- [Requirements] Go through the lines below and copy each one that holds the string "this".

- [Dataset content]
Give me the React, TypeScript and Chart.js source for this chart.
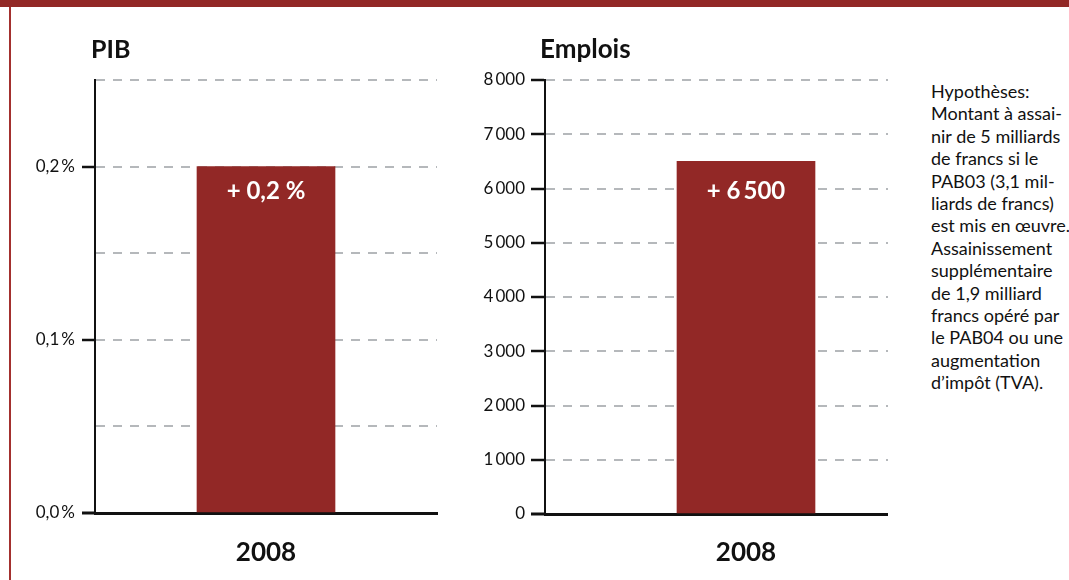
import React, { useEffect, useRef } from 'react';
import { Chart, registerables } from 'chart.js';

Chart.register(...registerables);

const categories = ['2008'];

const pibValues = [0.2];
const pibValueLabels = ['+ 0,2 %'];
const pibTickLabels = ['0,0\u2009%', '', '0,1\u2009%', '', '0,2\u2009%', ''];
const pibMax = 0.25;
const pibStep = 0.05;

const emploisValues = [6500];
const emploisValueLabels = ['+ 6\u2009500'];
const emploisTickLabels = ['0', '1\u2009000', '2\u2009000', '3\u2009000', '4\u2009000', '5\u2009000', '6\u2009000', '7\u2009000', '8\u2009000'];
const emploisMax = 8000;
const emploisStep = 1000;

const noteLines = [
  'Hypothèses:',
  'Montant à assai-',
  'nir de 5 milliards',
  'de francs si le',
  'PAB03 (3,1 mil-',
  'liards de francs)',
  'est mis en œuvre.',
  'Assainissement',
  'supplémentaire',
  'de 1,9 milliard',
  'francs opéré par',
  'le PAB04 ou une',
  'augmentation',
  'd’impôt (TVA).',
];

const RED = '#922826';
const GRID = '#b5b8bb';
const INK = '#111111';
const FONT = 'Lato, "Noto Sans", "DejaVu Sans", sans-serif';

const valueLabelPlugin = {
  id: 'valueLabels',
  afterDatasetsDraw(chart: any, _args: any, opts: any) {
    const meta = chart.getDatasetMeta(0);
    const ctx = chart.ctx;
    ctx.save();
    ctx.fillStyle = '#ffffff';
    ctx.font = `bold 24px ${FONT}`;
    ctx.textAlign = 'center';
    ctx.textBaseline = 'middle';
    meta.data.forEach((bar: any, i: number) => {
      ctx.fillText(opts.labels[i], bar.x, bar.y + opts.offset);
    });
    ctx.restore();
  },
};

type Cfg = {
  values: number[];
  valueLabels: string[];
  tickLabels: string[];
  max: number;
  step: number;
  yWidth: number;
  xHeight: number;
  padding: { top: number; right: number; left: number; bottom: number };
  tickLength: number;
  tickPadding: number;
  labelOffset: number;
  xPadding: number;
  barThickness: number;
};

function makeConfig(c: Cfg): any {
  return {
    type: 'bar',
    data: {
      labels: categories,
      datasets: [
        {
          data: c.values,
          backgroundColor: RED,
          borderWidth: 0,
          barThickness: c.barThickness,
        },
      ],
    },
    plugins: [valueLabelPlugin],
    options: {
      responsive: false,
      animation: false,
      events: [],
      layout: { padding: c.padding },
      plugins: {
        legend: { display: false },
        tooltip: { enabled: false },
        title: { display: false },
        valueLabels: { labels: c.valueLabels, offset: c.labelOffset },
      },
      scales: {
        x: {
          grid: { display: false, drawTicks: false },
          border: { display: true, color: INK, width: 3 },
          ticks: {
            color: INK,
            padding: c.xPadding,
            font: { family: FONT, size: 26, weight: 'bold' },
          },
          afterFit: (scale: any) => {
            scale.height = c.xHeight;
          },
        },
        y: {
          min: 0,
          max: c.max,
          ticks: {
            stepSize: c.step,
            color: INK,
            padding: c.tickPadding,
            font: { family: FONT, size: 17 },
            callback: (_v: any, i: number) => c.tickLabels[i] ?? '',
          },
          grid: {
            color: (ctx: any) => (ctx.index === 0 ? 'rgba(0,0,0,0)' : GRID),
            lineWidth: 2,
            tickLength: c.tickLength,
            tickWidth: (ctx: any) => (ctx.index === 0 ? 3 : 2.5),
            tickColor: (ctx: any) => (c.tickLabels[ctx.index] ? INK : 'rgba(0,0,0,0)'),
          },
          border: { display: true, color: INK, width: 2, dash: [9, 8] },
          afterFit: (scale: any) => {
            scale.width = c.yWidth;
          },
        },
      },
    },
  };
}

function BarChart({ cfg, width, height }: { cfg: Cfg; width: number; height: number }) {
  const ref = useRef<HTMLCanvasElement | null>(null);
  useEffect(() => {
    if (!ref.current) return;
    const chart = new Chart(ref.current, makeConfig(cfg));
    return () => chart.destroy();
  }, []);
  return <canvas ref={ref} width={width} height={height} style={{ width, height, display: 'block' }} />;
}

const pibCfg: Cfg = {
  values: pibValues,
  valueLabels: pibValueLabels,
  tickLabels: pibTickLabels,
  max: pibMax,
  step: pibStep,
  yWidth: 75,
  xHeight: 67,
  padding: { top: 20, right: 3, left: 0, bottom: 0 },
  tickLength: 13,
  tickPadding: 7,
  labelOffset: 25,
  xPadding: 24,
  barThickness: 138,
};

const emploisCfg: Cfg = {
  values: emploisValues,
  valueLabels: emploisValueLabels,
  tickLabels: emploisTickLabels,
  max: emploisMax,
  step: emploisStep,
  yWidth: 85,
  xHeight: 66,
  padding: { top: 20, right: 113, left: 0, bottom: 0 },
  tickLength: 14,
  tickPadding: 6,
  labelOffset: 30,
  xPadding: 23,
  barThickness: 138,
};

export default function App() {
  return (
    <div
      style={{
        position: 'fixed',
        left: 0,
        top: 0,
        width: 1069,
        height: 580,
        background: '#ffffff',
        overflow: 'hidden',
        fontFamily: FONT,
      }}
    >
      <div style={{ position: 'absolute', left: 0, top: 0, width: 1069, height: 7, background: RED }} />
      <div style={{ position: 'absolute', left: 9, top: 7, width: 2, height: 573, background: '#a3302e' }} />

      <div style={{ position: 'absolute', left: 20, top: 60 }}>
        <BarChart cfg={pibCfg} width={420} height={520} />
      </div>
      <div style={{ position: 'absolute', left: 460, top: 60 }}>
        <BarChart cfg={emploisCfg} width={600} height={520} />
      </div>

      <div
        style={{
          position: 'absolute',
          left: 91,
          top: 31,
          fontSize: 25,
          fontWeight: 'bold',
          color: INK,
          lineHeight: '34px',
        }}
      >
        PIB
      </div>
      <div
        style={{
          position: 'absolute',
          left: 540,
          top: 31,
          fontSize: 26,
          fontWeight: 'bold',
          color: INK,
          lineHeight: '34px',
        }}
      >
        Emplois
      </div>

      <div
        style={{
          position: 'absolute',
          left: 888,
          top: 60,
          width: 181,
          height: 470,
          background: '#ffffff',
        }}
      >
        <div
          style={{
            position: 'absolute',
            left: 43,
            top: 20,
            fontSize: 18,
            lineHeight: '22.4px',
            color: INK,
            whiteSpace: 'nowrap',
          }}
        >
          {noteLines.map((l, i) => (
            <div key={i}>{l}</div>
          ))}
        </div>
      </div>
    </div>
  );
}
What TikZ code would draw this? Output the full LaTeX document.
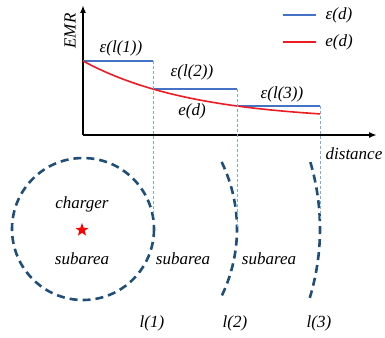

- [Answer to the task]
Give me the React, TypeScript and Chart.js source for this chart.
What TikZ code would draw this? Output the full LaTeX document.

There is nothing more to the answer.